Stevenboffa.com

python script being executed for SEO URL mapping

How to automate URL redirect mapping using Python

Python is an incredibly powerful server side scripting language that can be leveraged for SEO. In this post, I am going to provide a step by step guide on how to use Python to automate URL Redirect mapping for a website migration.

Before I get started, I want to acknowledge the creator of this script (it wasn’t me) and their hard work putting it together. Below is their Twitter profile and a link to the script on Github:

lee foot twitter bio

Twitter: https://twitter.com/LeeFootSEO
Github: https://github.com/searchsolved/search-solved-public-seo/blob/main/migration_mapper/migration_mapper.py

Let me be clear: I am not trying to piggyback off his work.  When I found his twitter thread about the script, there weren’t really any instructions on how to run it.  If you’re new to running scripts with Python, it might be a little bit challenging. 

I also struggled with getting the hang of running scripts with Python at first, so this is why I thought this would be a good post for anyone who wants to learn. 

So let’s get on with it!

Article shortcuts
    Add a header to begin generating the table of contents

    URL redirect mapping for website migrations

    If you have worked client side as an SEO, you have probably worked on a website migration.  Myself, I have worked on many website migrations, including two recent big ones for opg.com & wwf.ca. Both OPG and WWF went from using Sharepoint to WordPress as their CMS. Both times, I had to create a document which listed the old page URLs and their new page URL.

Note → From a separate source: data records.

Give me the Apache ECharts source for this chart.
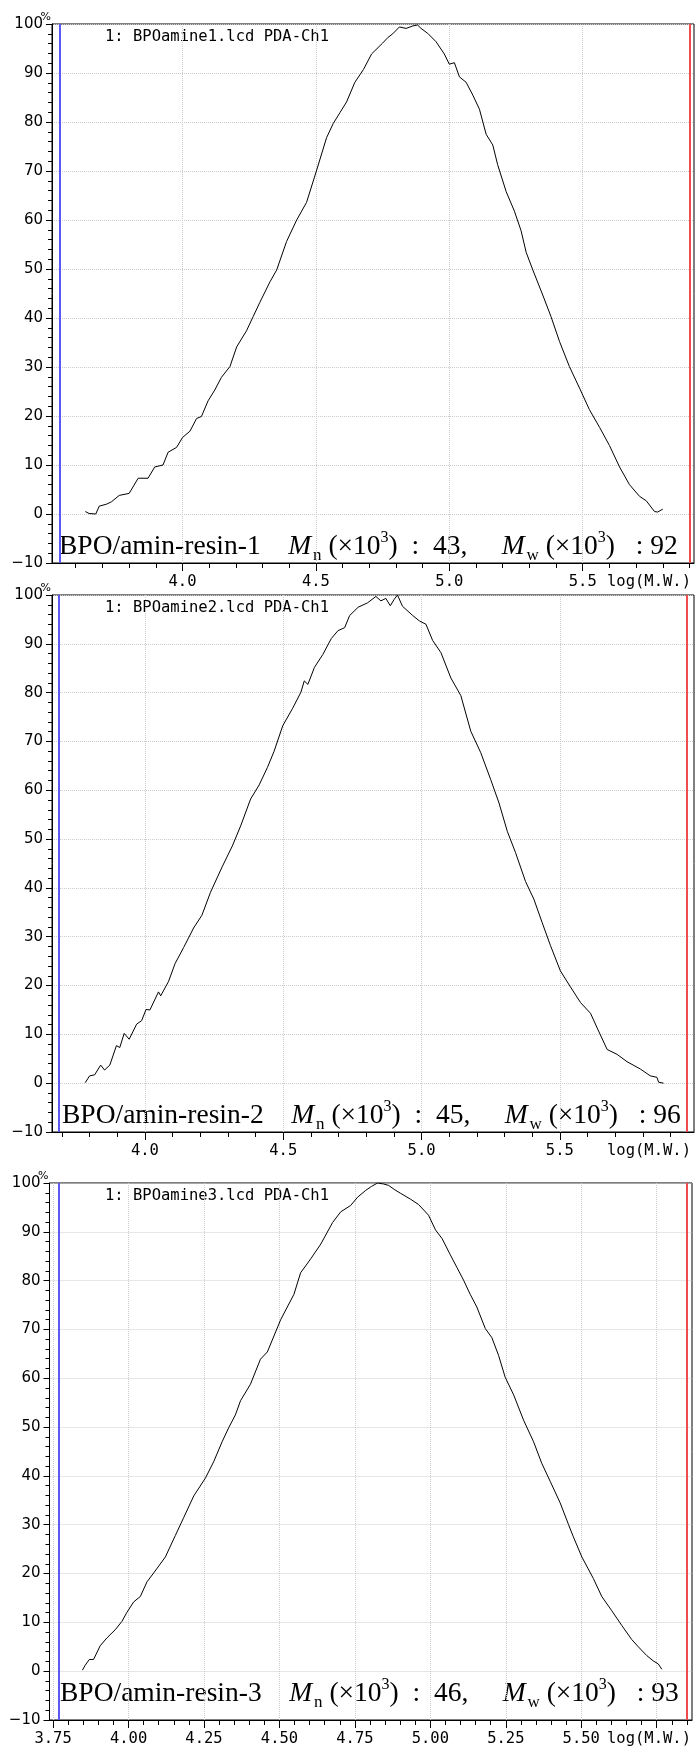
<!DOCTYPE html>
<html>
<head>
<meta charset="utf-8">
<title>GPC - BPO/amin-resin</title>
<script src="https://cdn.jsdelivr.net/npm/echarts@6.0.0/dist/echarts.min.js"></script>
<style>
  html, body { margin: 0; padding: 0; background: #fff; }
  #main { width: 695px; height: 1754px; }
</style>
</head>
<body>
<div id="main"></div>
<script>
// ---- sample info ----
var sampleNames = ['BPO/amin-resin-1', 'BPO/amin-resin-2', 'BPO/amin-resin-3'];
var fileNames = ['1: BPOamine1.lcd PDA-Ch1', '1: BPOamine2.lcd PDA-Ch1', '1: BPOamine3.lcd PDA-Ch1'];
var mnValues = [43, 45, 46]; // Mn (x10^3)
var mwValues = [92, 96, 93]; // Mw (x10^3)

// x range of each panel, log(M.W.)
var xMin = [3.511, 3.664, 3.738];
var xMax = [5.917, 5.985, 5.867];
// blue / red cursor lines
var blueLine = [3.543, 3.695, 3.765];
var redLine = [5.896, 5.965, 5.846];

// ticks
var majorTicks12 = [4.0, 4.5, 5.0, 5.5];
var minorTicks1 = [3.6, 3.7, 3.8, 3.9, 4.1, 4.2, 4.3, 4.4, 4.6, 4.7, 4.8, 4.9, 5.1, 5.2, 5.3, 5.4, 5.6, 5.7, 5.8, 5.9];
var minorTicks2 = [3.7, 3.8, 3.9, 4.1, 4.2, 4.3, 4.4, 4.6, 4.7, 4.8, 4.9, 5.1, 5.2, 5.3, 5.4, 5.6, 5.7, 5.8, 5.9];
var labelTicks3 = [3.75, 4.0, 4.25, 4.5, 4.75, 5.0, 5.25, 5.5];
var majorTicks3 = [3.75, 4.0, 4.25, 4.5, 4.75, 5.0, 5.25, 5.5, 5.75];
var minorTicks3 = [3.8, 3.85, 3.9, 3.95, 4.05, 4.1, 4.15, 4.2, 4.3, 4.35, 4.4, 4.45, 4.55, 4.6, 4.65, 4.7,
  4.8, 4.85, 4.9, 4.95, 5.05, 5.1, 5.15, 5.2, 5.3, 5.35, 5.4, 5.45, 5.55, 5.6, 5.65, 5.7, 5.8, 5.85];

// ---- curves ----
var logMW1 = [3.636, 3.650, 3.675, 3.688, 3.715, 3.734, 3.763, 3.800, 3.834, 3.871, 3.896, 3.927, 3.946, 3.978,
  4.000, 4.028, 4.053, 4.071, 4.096, 4.121, 4.146, 4.178, 4.203, 4.240, 4.265, 4.290, 4.328, 4.353, 4.390, 4.428,
  4.465, 4.503, 4.540, 4.565, 4.590, 4.615, 4.646, 4.678, 4.709, 4.750, 4.769, 4.788, 4.813, 4.838, 4.863, 4.881,
  4.894, 4.919, 4.950, 4.981, 5.000, 5.019, 5.038, 5.063, 5.088, 5.113, 5.138, 5.163, 5.181, 5.213, 5.244, 5.269,
  5.288, 5.313, 5.350, 5.381, 5.413, 5.450, 5.488, 5.525, 5.563, 5.600, 5.638, 5.675, 5.713, 5.738, 5.769, 5.781, 5.800];
var signal1 = [0.5, 0.1, 0.0, 1.6, 2.0, 2.5, 3.8, 4.2, 7.3, 7.3, 9.6, 10.0, 12.6, 13.6,
  15.6, 16.9, 19.5, 19.9, 23.1, 25.3, 27.9, 30.1, 34.1, 37.4, 40.3, 43.2, 47.4, 49.8, 55.6, 60.0,
  63.6, 70.2, 76.8, 79.7, 81.9, 84.1, 88.1, 90.7, 93.9, 96.1, 97.2, 98.0, 99.4, 99.1, 99.6, 99.8,
  99.1, 98.1, 96.4, 93.9, 91.8, 92.1, 89.2, 88.1, 85.5, 82.6, 77.5, 75.3, 71.3, 65.8, 61.8, 57.8,
  53.4, 49.8, 44.7, 40.3, 35.2, 30.1, 25.7, 21.3, 17.7, 14.0, 9.6, 6.0, 3.6, 2.7, 0.5, 0.4, 1.0];

var logMW2 = [3.784, 3.800, 3.818, 3.840, 3.854, 3.873, 3.897, 3.909, 3.925, 3.943, 3.970, 3.988, 4.004, 4.018,
  4.049, 4.057, 4.085, 4.109, 4.140, 4.176, 4.206, 4.237, 4.279, 4.316, 4.346, 4.382, 4.413, 4.443, 4.467, 4.498,
  4.534, 4.564, 4.576, 4.589, 4.613, 4.643, 4.674, 4.698, 4.722, 4.740, 4.771, 4.805, 4.835, 4.853, 4.871, 4.887,
  4.901, 4.913, 4.931, 4.968, 4.992, 5.016, 5.040, 5.070, 5.106, 5.142, 5.178, 5.214, 5.250, 5.280, 5.310, 5.340,
  5.376, 5.406, 5.436, 5.466, 5.502, 5.534, 5.575, 5.611, 5.635, 5.671, 5.707, 5.743, 5.791, 5.827, 5.851, 5.857, 5.875];
var signal2 = [0.1, 1.5, 1.7, 3.7, 2.7, 3.7, 7.7, 7.3, 10.2, 9.0, 12.1, 12.8, 15.1, 15.0,
  18.7, 17.9, 20.8, 24.5, 27.8, 31.8, 34.4, 39.1, 44.3, 48.6, 52.7, 58.2, 61.1, 64.7, 68.0, 73.2,
  76.8, 80.1, 82.4, 81.7, 85.2, 87.8, 91.1, 92.7, 93.3, 95.8, 97.5, 98.4, 99.7, 98.8, 99.3, 97.8,
  99.1, 100.0, 97.7, 95.8, 94.7, 94.0, 90.7, 88.2, 83.0, 79.4, 72.1, 67.7, 62.2, 57.4, 51.6, 47.2,
  41.3, 37.7, 32.9, 28.2, 23.0, 20.1, 16.5, 14.3, 11.3, 6.9, 5.9, 4.4, 2.9, 1.5, 1.2, 0.2, 0.0];

var logMW3 = [3.847, 3.856, 3.870, 3.884, 3.906, 3.928, 3.956, 3.978, 3.994, 4.017, 4.039, 4.061, 4.083, 4.122,
  4.155, 4.183, 4.216, 4.255, 4.282, 4.310, 4.332, 4.354, 4.371, 4.404, 4.437, 4.460, 4.504, 4.548, 4.570, 4.604,
  4.637, 4.676, 4.703, 4.736, 4.759, 4.786, 4.805, 4.825, 4.845, 4.862, 4.880, 4.901, 4.934, 4.961, 4.994, 5.017,
  5.039, 5.066, 5.088, 5.110, 5.132, 5.154, 5.182, 5.204, 5.226, 5.248, 5.276, 5.309, 5.342, 5.369, 5.397, 5.430,
  5.458, 5.474, 5.502, 5.540, 5.568, 5.601, 5.634, 5.667, 5.689, 5.717, 5.739, 5.755, 5.767];
var signal3 = [0.2, 1.2, 2.4, 2.4, 5.2, 6.8, 8.5, 10.2, 12.0, 14.2, 15.3, 18.3, 20.1, 23.4,
  27.8, 31.5, 35.9, 39.6, 42.9, 47.0, 49.9, 52.5, 55.4, 58.8, 63.9, 65.4, 72.0, 77.2, 81.6, 84.5,
  87.5, 91.9, 94.1, 95.4, 97.1, 98.5, 99.3, 100.0, 99.8, 99.5, 98.7, 97.9, 96.7, 95.6, 93.4, 90.4,
  88.6, 85.3, 82.7, 80.1, 77.2, 74.6, 70.2, 68.3, 64.7, 60.2, 56.6, 51.4, 47.0, 42.6, 38.9, 34.5,
  30.0, 27.5, 23.4, 19.0, 15.3, 12.4, 9.4, 6.5, 5.0, 3.2, 2.1, 1.5, 0.4];

// ---- layout ----
var panels = [
  { top: 24, height: 539, left: 52, right: 1, textX: 59, textLift: 7 },
  { top: 595, height: 537, left: 52, right: 1, textX: 62, textLift: 7 },
  { top: 1183, height: 537, left: 49.5, right: 3, textX: 60, textLift: 17 }
];
var curves = [[logMW1, signal1], [logMW2, signal2], [logMW3, signal3]];
var majorTicks = [majorTicks12, majorTicks12, majorTicks3];
var labelTicks = [majorTicks12, majorTicks12, labelTicks3];
var minorTicks = [minorTicks1, minorTicks2, minorTicks3];
var majorStep = [0.5, 0.5, 0.25];
var minorStep = [0.1, 0.1, 0.05];
var decimals = [1, 1, 2];

var MONO = "'DejaVu Sans Mono', 'Liberation Mono', monospace";
var SANS = "'DejaVu Sans', 'Liberation Sans', sans-serif";
var SERIF = "'Liberation Serif', 'Times New Roman', serif";
var gridLineStyle = { color: '#cccccc', width: 1, type: [1, 1] };

var chart = echarts.init(document.getElementById('main'));

var grids = [], xAxes = [], yAxes = [], series = [], graphics = [];

panels.forEach(function (p, i) {
  grids.push({
    left: p.left, right: p.right, top: p.top, height: p.height,
    show: true, borderColor: '#000', borderWidth: 1,
    outerBoundsMode: 'none'
  });

  // major ticks, labels and vertical grid lines
  xAxes.push({
    type: 'value', gridIndex: i, position: 'bottom',
    min: xMin[i], max: xMax[i],
    minInterval: majorStep[i], maxInterval: majorStep[i],
    axisLine: { show: true, onZero: false, lineStyle: { color: '#000', width: 1 } },
    axisTick: { show: true, length: 8, customValues: majorTicks[i], lineStyle: { color: '#000' } },
    axisLabel: {
      show: true, customValues: labelTicks[i], margin: 11,
      color: '#000', fontFamily: MONO, fontSize: 15.5,
      formatter: (function (d) { return function (v) { return v.toFixed(d); }; })(decimals[i])
    },
    splitLine: { show: true, lineStyle: gridLineStyle }
  });
  // minor ticks
  xAxes.push({
    type: 'value', gridIndex: i, position: 'bottom',
    min: xMin[i], max: xMax[i],
    minInterval: minorStep[i], maxInterval: minorStep[i],
    axisLine: { show: false, onZero: false },
    axisTick: { show: true, length: 5, customValues: minorTicks[i], lineStyle: { color: '#000' } },
    axisLabel: { show: false },
    splitLine: { show: false }
  });

  yAxes.push({
    type: 'value', gridIndex: i, min: -10, max: 100, interval: 10,
    axisLine: { show: true, onZero: false, lineStyle: { color: '#000', width: 1 } },
    axisTick: { show: true, length: 6, lineStyle: { color: '#000' } },
    minorTick: { show: true, splitNumber: 5, length: 4, lineStyle: { color: '#000' } },
    axisLabel: {
      margin: 9, color: '#000', fontFamily: SANS, fontSize: 15,
      formatter: function (v) { return v < 0 ? '\u2212' + Math.abs(v) : String(v); }
    },
    splitLine: { show: true, lineStyle: gridLineStyle }
  });

  var xs = curves[i][0], ys = curves[i][1];
  series.push({
    type: 'line', xAxisIndex: 2 * i, yAxisIndex: i,
    data: xs.map(function (x, k) { return [x, ys[k]]; }),
    showSymbol: false, symbol: 'none',
    lineStyle: { color: '#000', width: 1 },
    z: 5,
    markLine: {
      silent: true, symbol: ['none', 'none'], animation: false,
      label: { show: false },
      data: [
        { xAxis: blueLine[i], lineStyle: { color: '#5a5af2', width: 2, type: 'solid' } },
        { xAxis: redLine[i], lineStyle: { color: '#f04c4c', width: 2, type: 'solid' } }
      ]
    }
  });

  var bottom = p.top + p.height;
  graphics.push({
    type: 'text', x: 105, y: p.top + 13,
    style: { text: fileNames[i], fontFamily: MONO, fontSize: 15.5, fill: '#000', verticalAlign: 'middle' }
  });
  graphics.push({
    type: 'text', x: p.left - 1, y: p.top - 1,
    style: { text: '%', fontFamily: SANS, fontSize: 11, fill: '#000', align: 'right', verticalAlign: 'bottom' }
  });
  graphics.push({
    type: 'text', x: 691, y: bottom + 11,
    style: { text: 'log(M.W.)', fontFamily: MONO, fontSize: 15.5, fill: '#000', align: 'right', verticalAlign: 'top' }
  });
  graphics.push({
    type: 'text', x: p.textX, y: bottom - p.textLift - 9,
    style: {
      text: '{t|' + sampleNames[i] + '    }{i|M}{sub|n}{t| (\u00d710}{sup|3}{t|)  :  ' + mnValues[i] + ',     }' +
            '{i|M}{sub|w}{t| (\u00d710}{sup|3}{t|)   : ' + mwValues[i] + '}',
      fill: '#000', verticalAlign: 'middle',
      fontFamily: SERIF, fontSize: 27.5,
      rich: {
        t: { fontFamily: SERIF, fontSize: 27.5, lineHeight: 34, fill: '#000' },
        i: { fontFamily: SERIF, fontSize: 27.5, fontStyle: 'italic', lineHeight: 34, fill: '#000' },
        sub: { fontFamily: SERIF, fontSize: 17, lineHeight: 17, verticalAlign: 'bottom', padding: [0, 0, 0, 2], fill: '#000' },
        sup: { fontFamily: SERIF, fontSize: 16, lineHeight: 16, verticalAlign: 'top', fill: '#000' }
      }
    }
  });
});

chart.setOption({
  animation: false,
  backgroundColor: '#fff',
  grid: grids,
  xAxis: xAxes,
  yAxis: yAxes,
  series: series,
  graphic: graphics
});
</script>
</body>
</html>
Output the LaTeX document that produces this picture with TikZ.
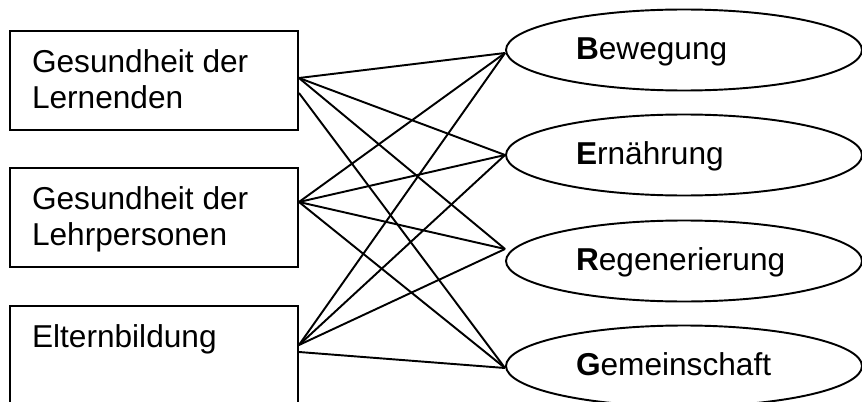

    Why do we need to do this?

    As an example, with Sharepoint, the URLs were quite messy and often ended with an .aspx extension and of course, WordPress has clean URLs.  For example, the OPG homepage was: opg.com/Pages/home.aspx and the new URL to the homepage was just opg.com. spreadsheet of OPG.com URLs for migration With a high profile site like OPG, there are a lot of links from other websites which direct to the OPG homepage, and other pages across their website.  When those URLs change (switching from Sharepoint to WordPress), if there are not redirects put in place, traffic loss can occur from people visiting the old page URLs. Not to mention, there could be internal links within the content that have not been switched over to the new URL, so enabling a redirect will also prevent users visiting dead links. This is why setting up proper page redirects is so important! So, we map them all out in advance before the migration takes place. The process of mapping out all the URLs 1:1 can be quite tedious, especially if there are thousands of pages that need to be migrated.  In the past I have done this manually, and let me tell you, it is NOT fun.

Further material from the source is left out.